Johnson's obsession paid off. The 5-foot-11, 160-pound corner became one of the best and most dependable defensive backs in Prince George's County last season.
"I just love that kid," Williams said. "His maturity and calmness He's just so on point. And he's so smart."
Johnson started at free safety as a sophomore and learned the plays so quickly that he began making coverage calls. By his junior year, he was named team captain and became a bona fide leader. The safety position was second nature.
"I know every call for every position," Johnson said.
Johnson could take apart offenses on the fly, and he mastered the art of reading a quarterback's eyes. He only had two interceptions last year, but statistics don't illustrate his impact on Suitland's defense.
"He communicated all the slight tendencies that receivers use to get an advantage," Williams said. "He would yell to the corners, 'Hey watch the inside or hey he's going up top.'"
Johnson did more than just call out plays. Any defensive back coach could do that. He made plays, too. In fact, Johnson recorded over 70 tackles last season, an astounding number for a defensive back. The reason? He had a nose for the ball and he loved to hit, in spite of his size.
"I feel like I have the biggest heart on the field," Johnson said. "I put my body on the line to make the tackle."
On one play against Bowie, the quarterback completed a pass in the flat to his running back. But before the receiver could turn upfield, Johnson flew in and leveled him.
In an even more memorable performance against Wise, Johnson turned into a tackling machine. He led the team with 18.

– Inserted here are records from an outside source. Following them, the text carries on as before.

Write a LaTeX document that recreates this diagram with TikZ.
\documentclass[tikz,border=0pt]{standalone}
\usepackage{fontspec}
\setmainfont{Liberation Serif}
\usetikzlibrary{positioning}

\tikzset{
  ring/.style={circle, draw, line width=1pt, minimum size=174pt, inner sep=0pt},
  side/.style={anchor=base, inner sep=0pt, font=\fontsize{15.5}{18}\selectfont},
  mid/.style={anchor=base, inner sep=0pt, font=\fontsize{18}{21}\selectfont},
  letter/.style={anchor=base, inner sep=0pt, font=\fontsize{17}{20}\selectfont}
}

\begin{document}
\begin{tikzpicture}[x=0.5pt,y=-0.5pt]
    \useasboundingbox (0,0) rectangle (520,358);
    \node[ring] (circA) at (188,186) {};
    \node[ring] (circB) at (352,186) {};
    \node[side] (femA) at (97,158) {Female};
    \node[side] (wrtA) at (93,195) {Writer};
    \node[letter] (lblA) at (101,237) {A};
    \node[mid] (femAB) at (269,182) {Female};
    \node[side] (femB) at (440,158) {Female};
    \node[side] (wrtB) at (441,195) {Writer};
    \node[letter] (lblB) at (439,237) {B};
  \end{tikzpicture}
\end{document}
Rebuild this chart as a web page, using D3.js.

"We had breakdowns up front with our linebackers and he got on his horse and ran down backs in the open field," Williams said, "His ability to do that saved us a few games."
This year, however, Johnson may not have as many opportunities to come up and deliver the blow. He'll be moving to his more natural position: cornerback. For all his hitting and heady play, Johnson is without a doubt the best one-on-one cover man Suitland has. He played safety to take advantage of his range, but this year he'll use his speed to go toe-to-toe with the opposition's No. 1 receiver.
"I'm great at one-on-one coverage," Johnson said. "I'm one of the fastest kids on the team and I can cover a lot of ground."
Johnson ran a 4.5 in the 40-yard dash last season, but he's gotten faster after working with Joe Haden, who runs a speed and conditioning camp. Haden showed Johnson a new starting technique, which helped his initial burst off the line. Now he consistently runs the 40 in less than 4.5 seconds. Johnson is also hitting the weight room hard; he'll be close to 170 pounds by the time the season starts. On top of that, he's not done growing.
Size, speed, strength and smarts. Sounds like a recipe for Division I.
"With his athletic ability he should be able to go DI and play corner at the next level," Williams said. "If somebody at I-AA gets him, then they got a gem. He just has so much upside to him."
So far this spring four top-tier programs have visited Johnson at Suitland. Syracuse, Rutgers, Maryland and Rhode Island are all intrigued, and Maryland might be close to making an offer.
"James Franklin (Maryland) told me I was exactly what they were looking for at corner," Johnson said. "He invited me to their camp and hopefully they might offer me."
For Johnson, all doubts have been allayed. Division I? No sweat.
"I can absolutely play Division I," he said.